Los sistemas de notarías y de registro de propiedad siguen como eran hace trescientos años, hasta con los mismos muebles, sin una sola variación o modernización de sus métodos, creando otro embotellamiento. Y las oficinas de recaudación de impuestos, casi en las mismas condiciones, aunque hay que decir que probablemente son las únicas que han merecido cierta atención del Estado porque de su eficiencia dependen muchas cosas vitales. Y en cada nueva ley, nuevos requisitos. El ciudadano ha de andar en nuestro tiempo de la ceca a la meca, de oficina en oficina, haciendo colas para obtener centenares de certificados, sellos, permisos, licencias, todas ellas inextricablemente unidas entre sí, de tal modo que no se pueda sacar una sin haber obtenido cuatro o cinco, y en algunas ocasiones sin que se pueda establecer por dónde empezar. El regulador, empero, sigue creando nuevos requisitos y tejiendo su red de controles, a los cuales nadie puede atender honestamente, ni quienes se encargan aparentemente de llevarlos a cabo, ni quienes han de sufrirlos. Pero el ciudadano, al fin al cabo, puede escapar, por su propia insignificancia, por las escasas transacciones que ejecuta, a ese suplicio. No así la industria, no así las empresas. Ellas sí que han de recorrer todo el trámite, y soportar todas las demoras. Y cada demora significa pérdidas, en producción, en acción, en lucro cesante, en pago de empleos sin trabajo, y, necesariamente, culminan en encarecimiento de los productos que el pueblo paga a la postre. Cuando no, como ha ocurrido en el caso de América Latina, en corrupción, en compra y venta de favores en las oficinas del Estado.

La revolución industrial por eso, aparece, injustamente, como una de las causas de la decadencia de la moral, cuando no es sino una de sus víctimas. Mientras el ritmo y la velocidad de su acción estén en franca discrepancia, en pugna con el tiempo viejo que el Estado impone, habrá un poco de caos, y sus beneficios no se harán sentir sobre la totalidad de la economía. El Estado tendría que modernizarse, pero no en el papel, sino en la realidad, en las oficinas públicas, en la burocracia, en sus métodos.
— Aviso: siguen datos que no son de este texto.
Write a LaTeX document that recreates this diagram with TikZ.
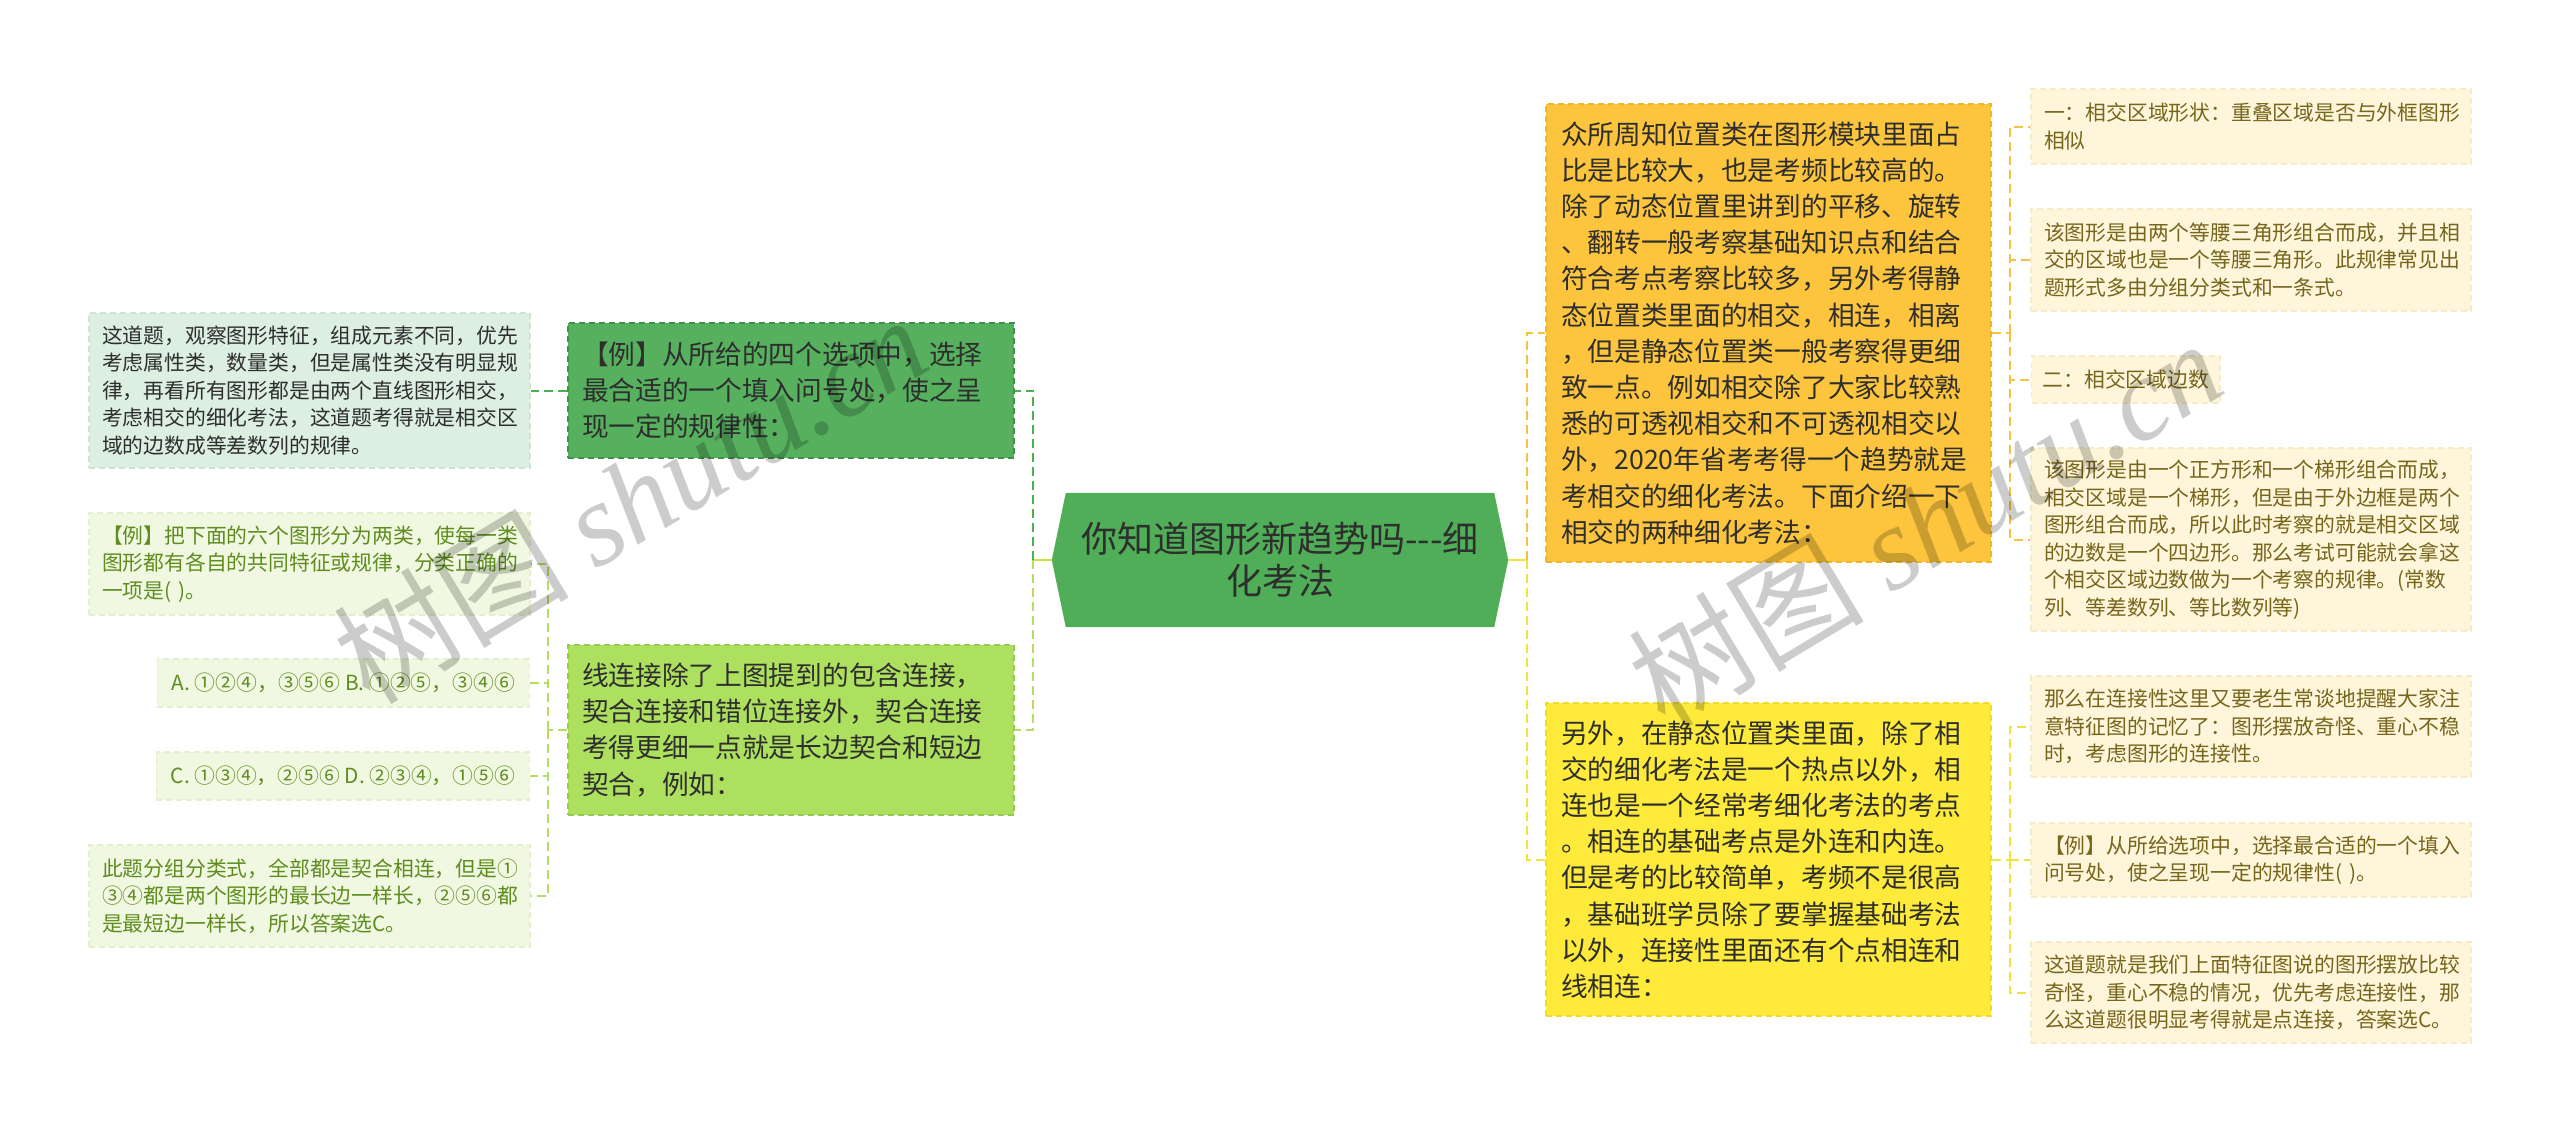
\documentclass[tikz,border=0pt]{standalone}
\usepackage{fontspec}
\setmainfont{Noto Sans CJK SC}
\newfontfamily\wmlatin{Liberation Serif}
\usetikzlibrary{backgrounds}
\definecolor{hexfill}{HTML}{4FAE57}
\definecolor{dkfill}{HTML}{56B05E}
\definecolor{dkdraw}{HTML}{3E9446}
\definecolor{lgfill}{HTML}{AEE05F}
\definecolor{lgdraw}{HTML}{95CB4B}
\definecolor{mintfill}{HTML}{DCEFE1}
\definecolor{mintdraw}{HTML}{CBE5D2}
\definecolor{palefill}{HTML}{F1F8E2}
\definecolor{paledraw}{HTML}{E3F0CB}
\definecolor{paletext}{HTML}{5E8C1E}
\definecolor{orfill}{HTML}{FDC53E}
\definecolor{ordraw}{HTML}{F0B52E}
\definecolor{yefill}{HTML}{FEEA3A}
\definecolor{yedraw}{HTML}{F0DA2A}
\definecolor{crfill}{HTML}{FEF5DA}
\definecolor{crdraw}{HTML}{F7EBC5}
\definecolor{crtext}{HTML}{76661C}
\definecolor{maintext}{HTML}{2E2E2E}
\definecolor{cdk}{HTML}{4CAF50}
\definecolor{clg}{HTML}{B6DD63}
\definecolor{cctl}{HTML}{C8E14A}
\definecolor{cor}{HTML}{F5C242}
\definecolor{cye}{HTML}{F2E23E}
\tikzset{
  boxbase/.style={rectangle, inner xsep=13pt, inner ysep=0pt, align=left,
    line width=1.2pt, dash pattern=on 6pt off 4pt},
  smallfont/.style={font=\fontsize{20.8}{27.5}\selectfont},
  midfont/.style={font=\fontsize{26.7}{36.2}\selectfont},
  crbox/.style={boxbase, smallfont, fill=crfill, draw=crdraw, text=crtext,
    minimum width=440pt, text width=414pt, inner xsep=13pt},
  palebox/.style={boxbase, smallfont, fill=palefill, draw=paledraw, text=paletext,
    minimum width=441pt, text width=415pt},
  mintbox/.style={boxbase, smallfont, fill=mintfill, draw=mintdraw, text=maintext,
    minimum width=441pt, text width=415pt},
  bigbox/.style={boxbase, midfont, text=maintext, minimum width=445pt,
    text width=415pt, inner xsep=15pt},
  leftbig/.style={boxbase, midfont, text=maintext, minimum width=446pt,
    text width=418pt, inner xsep=14pt},
  conn/.style={line width=2pt, dash pattern=on 9pt off 5pt},
  wm/.style={text=black, opacity=0.2, font=\fontsize{118}{120}\selectfont, inner sep=0pt}
}
\begin{document}
\begin{tikzpicture}[x=1pt, y=-1pt]
\begin{pgfonlayer}{background}
\fill[white] (0,0) rectangle (2560,1133);
\end{pgfonlayer}
\useasboundingbox (0,0) rectangle (2560,1133);

% central node
\node[align=center, text width=440pt, minimum width=456pt, minimum height=134pt,
  inner sep=0pt, text=maintext, font=\fontsize{36}{42}\selectfont] (c) at (1280,560)
  {你知道图形新趋势吗-{}-{}-细\\化考法};
\begin{pgfonlayer}{background}
\fill[hexfill] (c.west) -- ([xshift=14pt]c.north west) -- ([xshift=-14pt]c.north east)
  -- (c.east) -- ([xshift=-14pt]c.south east) -- ([xshift=14pt]c.south west) -- cycle;
\end{pgfonlayer}

% left main nodes
\node[leftbig, fill=dkfill, draw=dkdraw, minimum height=135pt] (d1) at (791,390.5)
  {【例】从所给的四个选项中，选择\\最合适的一个填入问号处，使之呈\\现一定的规律性：};
\node[leftbig, fill=lgfill, draw=lgdraw, minimum height=170pt] (d2) at (791,730)
  {线连接除了上图提到的包含连接，\\契合连接和错位连接外，契合连接\\考得更细一点就是长边契合和短边\\契合，例如：};

% left leaves
\node[mintbox, minimum height=155pt] (l1) at (309.5,390.5)
  {这道题，观察图形特征，组成元素不同，优先\\考虑属性类，数量类，但是属性类没有明显规\\律，再看所有图形都是由两个直线图形相交，\\考虑相交的细化考法，这道题考得就是相交区\\域的边数成等差数列的规律。};
\node[palebox, minimum height=102pt] (l2) at (309.5,564)
  {【例】把下面的六个图形分为两类，使每一类\\图形都有各自的共同特征或规律，分类正确的\\一项是( )。};
\node[boxbase, smallfont, fill=palefill, draw=paledraw, text=paletext,
  minimum width=372pt, minimum height=48pt, inner xsep=12pt, anchor=east] (l3) at (530,683)
  {A. ①②④，③⑤⑥ B. ①②⑤，③④⑥};
\node[boxbase, smallfont, fill=palefill, draw=paledraw, text=paletext,
  minimum width=373pt, minimum height=48pt, inner xsep=12pt, anchor=east] (l4) at (530,776)
  {C. ①③④，②⑤⑥ D. ②③④，①⑤⑥};
\node[palebox, minimum height=102pt] (l5) at (309.5,896)
  {此题分组分类式，全部都是契合相连，但是①\\③④都是两个图形的最长边一样长，②⑤⑥都\\是最短边一样长，所以答案选C。};

% right main nodes
\node[bigbox, fill=orfill, draw=ordraw, minimum height=458pt] (o) at (1768.5,333)
  {众所周知位置类在图形模块里面占\\比是比较大，也是考频比较高的。\\除了动态位置里讲到的平移、旋转\\、翻转一般考察基础知识点和结合\\符合考点考察比较多，另外考得静\\态位置类里面的相交，相连，相离\\，但是静态位置类一般考察得更细\\致一点。例如相交除了大家比较熟\\悉的可透视相交和不可透视相交以\\外，2020年省考考得一个趋势就是\\考相交的细化考法。下面介绍一下\\相交的两种细化考法：};
\node[bigbox, fill=yefill, draw=yedraw, minimum height=313pt] (y) at (1768.5,859.5)
  {另外，在静态位置类里面，除了相\\交的细化考法是一个热点以外，相\\连也是一个经常考细化考法的考点\\。相连的基础考点是外连和内连。\\但是考的比较简单，考频不是很高\\，基础班学员除了要掌握基础考法\\以外，连接性里面还有个点相连和\\线相连：};

% right leaves
\node[crbox, minimum height=75pt] (r1) at (2251,126.5)
  {一：相交区域形状：重叠区域是否与外框图形\\相似};
\node[crbox, minimum height=102pt] (r2) at (2251,260)
  {该图形是由两个等腰三角形组合而成，并且相\\交的区域也是一个等腰三角形。此规律常见出\\题形式多由分组分类式和一条式。};
\node[boxbase, smallfont, fill=crfill, draw=crdraw, text=crtext,
  minimum width=188pt, minimum height=47pt, inner xsep=11pt, anchor=west] (r3) at (2031,379.5)
  {二：相交区域边数};
\node[crbox, minimum height=183pt] (r4) at (2251,539.5)
  {该图形是由一个正方形和一个梯形组合而成，\\相交区域是一个梯形，但是由于外边框是两个\\图形组合而成，所以此时考察的就是相交区域\\的边数是一个四边形。那么考试可能就会拿这\\个相交区域边数做为一个考察的规律。(常数\\列、等差数列、等比数列等)};
\node[crbox, minimum height=101pt] (r5) at (2251,726.5)
  {那么在连接性这里又要老生常谈地提醒大家注\\意特征图的记忆了：图形摆放奇怪、重心不稳\\时，考虑图形的连接性。};
\node[crbox, minimum height=74pt] (r6) at (2251,860)
  {【例】从所给选项中，选择最合适的一个填入\\问号处，使之呈现一定的规律性( )。};
\node[crbox, minimum height=101pt] (r7) at (2251,992.5)
  {这道题就是我们上面特征图说的图形摆放比较\\奇怪，重心不稳的情况，优先考虑连接性，那\\么这道题很明显考得就是点连接，答案选C。};

% junction coordinates
\coordinate (jl) at (1033,560);
\coordinate (jl2) at (548,730);
\coordinate (jr) at (1527,560);
\coordinate (jo) at (2010,333);
\coordinate (jy) at (2010,859.5);

% connectors
\begin{pgfonlayer}{background}
\draw[cctl, line width=2pt] (c.west) -- (jl);
\draw[conn, cdk] (jl) |- (d1.east);
\draw[conn, clg] (jl) |- (d2.east);
\draw[conn, cdk] (d1.west) -- (l1.east);
\draw[conn, clg] (d2.west) -- (jl2);
\draw[conn, clg] (jl2) |- (l2.east);
\draw[conn, clg] (jl2) |- (l3.east);
\draw[conn, clg] (jl2) |- (l4.east);
\draw[conn, clg] (jl2) |- (l5.east);
\draw[cye, line width=2pt] (c.east) -- (jr);
\draw[conn, cor] (jr) |- (o.west);
\draw[conn, cye] (jr) |- (y.west);
\draw[conn, cor] (o.east) -- (jo);
\draw[conn, cor] (jo) |- (r1.west);
\draw[conn, cor] (jo) |- (r2.west);
\draw[conn, cor] (jo) |- (r3.west);
\draw[conn, cor] (jo) |- (r4.west);
\draw[conn, cye] (y.east) -- (jy);
\draw[conn, cye] (jy) |- (r5.west);
\draw[conn, cye] (jy) |- (r6.west);
\draw[conn, cye] (jy) |- (r7.west);
\end{pgfonlayer}

% watermarks
\node[wm, rotate=31] (wm1) at (630,498) {树图 {\wmlatin\itshape shutu.cn}};
\node[wm, rotate=31] (wm2) at (1925,522) {树图 {\wmlatin\itshape shutu.cn}};
\end{tikzpicture}
\end{document}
Es todavía uno de los más importantes negocios, y se sigue conduciendo, cualquiera que sea el temperamento y las intenciones superiores, como en la era pastoril. Esa discrepancia es una de las grandes causas de inquietud y zozobra, de pugna y de inconformidad que caracteriza a estos países, que, por lo demás, debieran ser más felices que los de otros mundos más viejos y sufridos.